A child’s first day at school is bound to be stressful. For one thing I can’t figure out how to use the camera on my smartphone.

The NHS website offers a “First Day at School” Help Page. But at no point does it proffer advice on how to line your terrified offspring up against a wall in their new uniform, take a few snapshots, and post them on Facebook.

I’m participating in this vanity operation so I can later look back at his smiling face and say ‘here is the little person I love more than anything in the world‘. I can think ‘here was my main companion for four precious years‘. And I will have captured the last moment before I had to share him with a world of teachers, classrooms and corridors. Because once he crosses that threshold I know a part of his life will be lost to me forever.

I remember my first day at school. How we were cramped around desks at the mercy of our shouty teacher who, had she ever made it to university, could have gained a First in halitosis.

Such teachers are now a thing of the past. My children’s teachers are smart, clever and clean. But the trauma hadn’t entirely dissipated when I recently attended my first Parents’ Evening.

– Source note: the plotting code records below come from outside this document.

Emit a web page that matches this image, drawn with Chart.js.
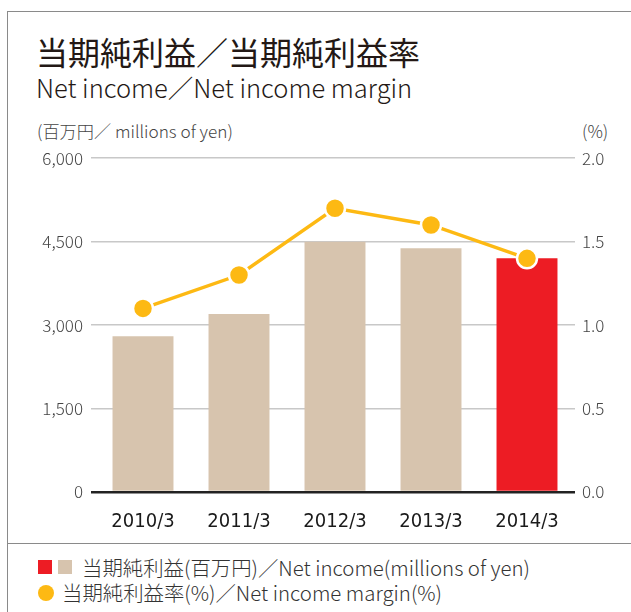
<!DOCTYPE html>
<html>
<head>
<meta charset="utf-8">
<script src="https://cdn.jsdelivr.net/npm/chart.js@4/dist/chart.umd.min.js"></script>
<style>
  html,body{margin:0;padding:0;background:#fff;}
  body{width:631px;height:612px;position:relative;overflow:hidden;font-family:"Noto Sans CJK JP","Noto Sans",sans-serif;color:#231815;}
  .frame-top{position:absolute;left:7px;top:11px;width:624px;height:0;border-top:1.5px solid #8a8a8a;}
  .frame-left{position:absolute;left:7px;top:11px;width:0;height:601px;border-left:1.5px solid #8a8a8a;}
  .sep{position:absolute;left:7px;top:543px;width:624px;height:0;border-top:1.5px solid #8a8a8a;}
  .t1{position:absolute;left:36px;top:31px;font-size:32px;line-height:40px;white-space:nowrap;}
  .t2{position:absolute;left:36px;top:71px;font-size:25.5px;line-height:32px;white-space:nowrap;font-weight:300;}
  .unitL{position:absolute;left:37px;top:120px;font-size:17.2px;line-height:22px;color:#444;font-weight:300;white-space:nowrap;}
  .unitR{position:absolute;left:582px;top:120px;font-size:17.2px;line-height:22px;color:#444;font-weight:300;}
  #wrap{position:absolute;left:0;top:140px;width:631px;height:392px;}
  .lg{position:absolute;font-size:20.4px;line-height:26px;white-space:nowrap;color:#333;font-weight:300;}
  .sq{position:absolute;width:14px;height:14px;}
  .dot{position:absolute;width:16px;height:16px;border-radius:50%;background:#FDB913;}
</style>
</head>
<body>
<div class="frame-top"></div>
<div class="frame-left"></div>
<div class="t1">当期純利益／当期純利益率</div>
<div class="t2">Net income／Net income margin</div>
<div class="unitL">(百万円／ millions of yen)</div>
<div class="unitR">(%)</div>
<div id="wrap"><canvas id="ch"></canvas></div>
<div class="sep"></div>
<div class="sq" style="left:38px;top:560px;background:#ED1C24"></div>
<div class="sq" style="left:58px;top:560px;background:#D7C4AE"></div>
<div class="lg" style="left:82px;top:554px">当期純利益(百万円)／Net income(millions of yen)</div>
<div class="dot" style="left:38px;top:585px"></div>
<div class="lg" style="left:62px;top:579px">当期純利益率(%)／Net income margin(%)</div>
<script>
// data
const years=['2010/3','2011/3','2012/3','2013/3','2014/3'];
const netIncome=[2800,3200,4500,4380,4200];
const margin=[1.1,1.3,1.7,1.6,1.4];
const leftTicks=[0,1500,3000,4500,6000];
const rightTicks=[0,0.5,1.0,1.5,2.0];

const BEIGE='#D7C4AE', RED='#ED1C24', YEL='#FDB913';
const tickFont={family:'"Noto Sans CJK JP","Noto Sans",sans-serif',size:17,weight:'300'};

new Chart(document.getElementById('ch'),{
  data:{
    labels:years,
    datasets:[
      {type:'line',label:'margin',data:margin,yAxisID:'y1',order:0,
       borderColor:YEL,borderWidth:3.5,pointRadius:10,pointBackgroundColor:YEL,
       pointBorderColor:'#fff',pointBorderWidth:2.5,tension:0,clip:false},
      {type:'bar',label:'income',data:netIncome,yAxisID:'y',order:1,
       backgroundColor:netIncome.map((v,i)=>i===netIncome.length-1?RED:BEIGE),
       barPercentage:0.635,categoryPercentage:1}
    ]
  },
  options:{
    responsive:true,maintainAspectRatio:false,animation:false,
    layout:{autoPadding:false,padding:{top:16,left:0,right:0,bottom:0}},
    plugins:{legend:{display:false},tooltip:{enabled:false}},
    scales:{
      x:{
        grid:{display:false},border:{display:false},
        ticks:{color:'#1a1a1a',padding:10,font:{family:'"DejaVu Sans Condensed","Noto Sans",sans-serif',size:20}},
        afterFit:s=>{s.height=40;}
      },
      y:{
        position:'left',min:0,max:6000,
        afterBuildTicks:s=>{s.ticks=leftTicks.map(v=>({value:v}));},
        afterFit:s=>{s.width=95;},
        border:{display:false},
        grid:{drawTicks:true,tickLength:4,
          color:c=>c.tick&&c.tick.value===0?'#222':'#c8c8c8',
          lineWidth:c=>c.tick&&c.tick.value===0?2.5:1.5},
        ticks:{color:'#444',padding:8,font:tickFont,callback:v=>v.toLocaleString('en-US')}
      },
      y1:{
        position:'right',min:0,max:2,
        afterBuildTicks:s=>{s.ticks=rightTicks.map(v=>({value:v}));},
        afterFit:s=>{s.width=56;},
        border:{display:false},
        grid:{display:false,drawTicks:false},
        ticks:{color:'#444',padding:7,font:tickFont,callback:v=>v.toFixed(1)}
      }
    }
  }
});
</script>
</body>
</html>
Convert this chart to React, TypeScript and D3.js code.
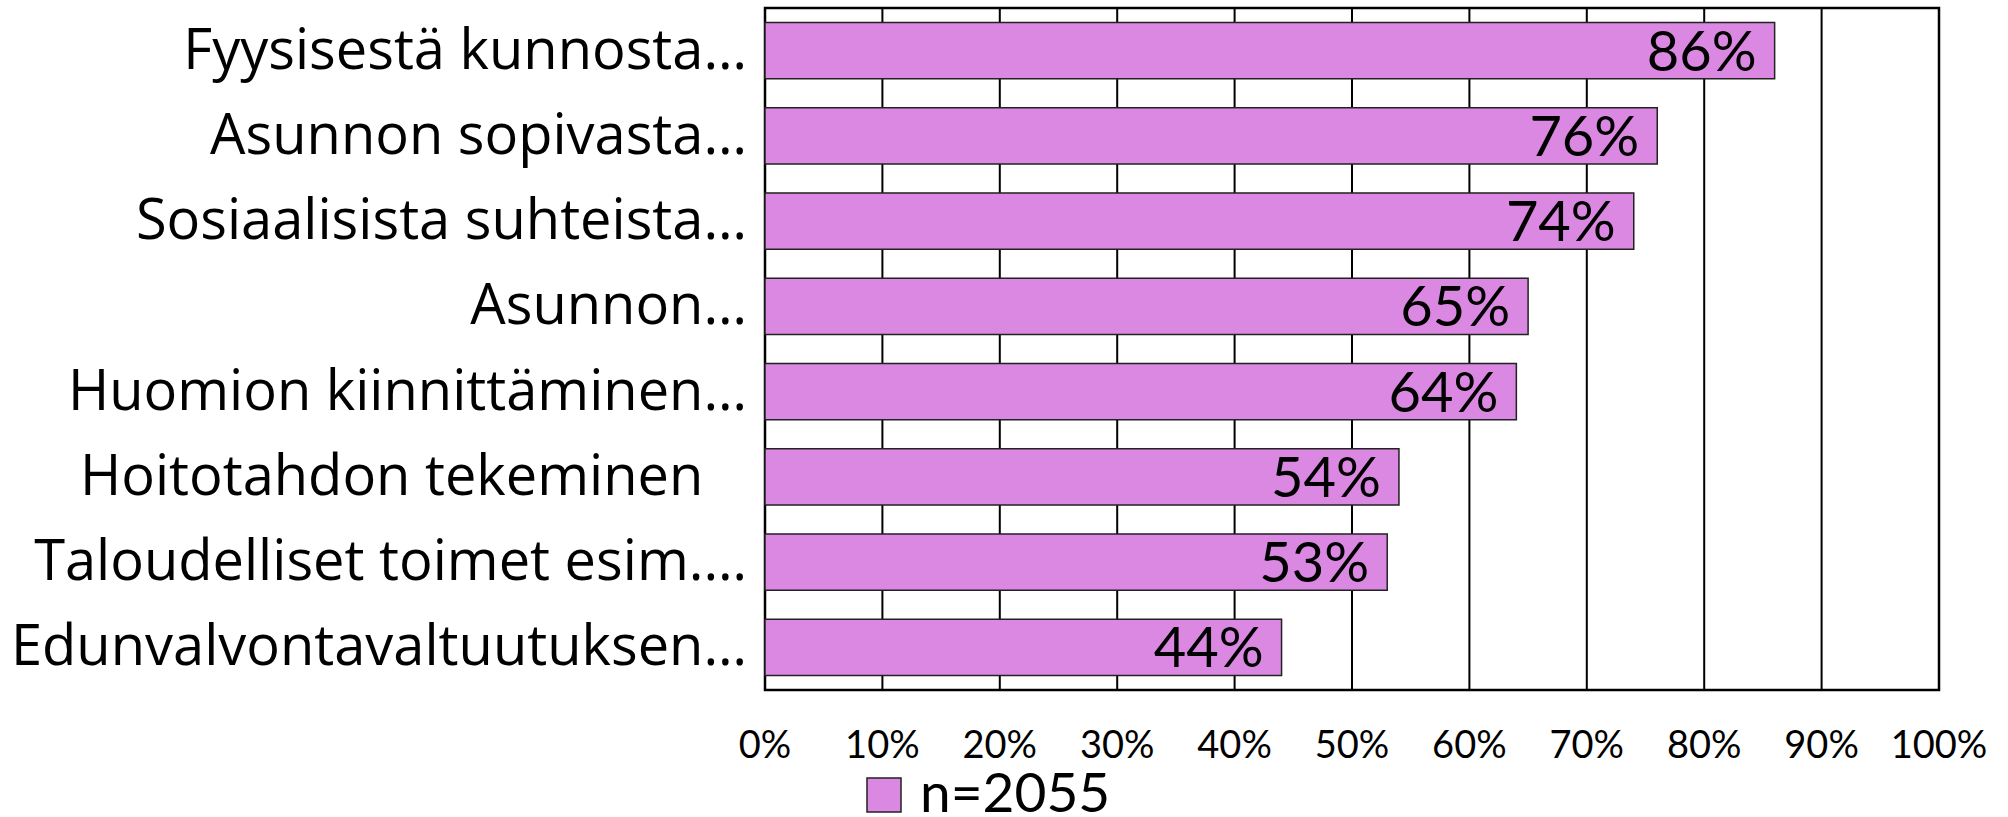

I press the buzzer and am lead through to the brightly coloured classroom. I’m invited to crouch down on to a green plastic chair. This reduces me to roughly the height of a garden gnome. The teacher congratulates my child on his brilliance and pulls out a folder filled with his artwork and photographs.

Here are whole episodes in his life that I have no knowledge of. There’s a charming photo of him holding a washing up liquid bottle in the air above the caption “Exercising Curiosity”. It’s so sweet that I could melt. And it’s at this point that his teacher begins to talk about his “Targets”.

I feel my jaw drop. The teacher may be as cynical as I am but her face remains a model of professional seriousness.

What sort of world have I led you into Son? Where at the age of four people are already setting you “targets”? Since when was your world of playfulness and imagination reduced to this grim list, grooming you for a future of offices and disappointment?

On this list of ‘successful outcomes’ there’s nothing you can’t handle. You already know your alphabet. Hanging your coat on to a peg is going to be a doodle. It’ll be a bit like learning to ride a bike, once you know what that’s like.

By now there are other parents queuing at the door, waiting to hear about their child’s “targets”. I’m embarrassed to find myself switch off. On my gnome chair I’m suddenly back in my own classroom. It’s as though the past 30 years hadn‘t happened.

Once again I’m ignoring the teacher. And I cannot stop myself from staring out of the window.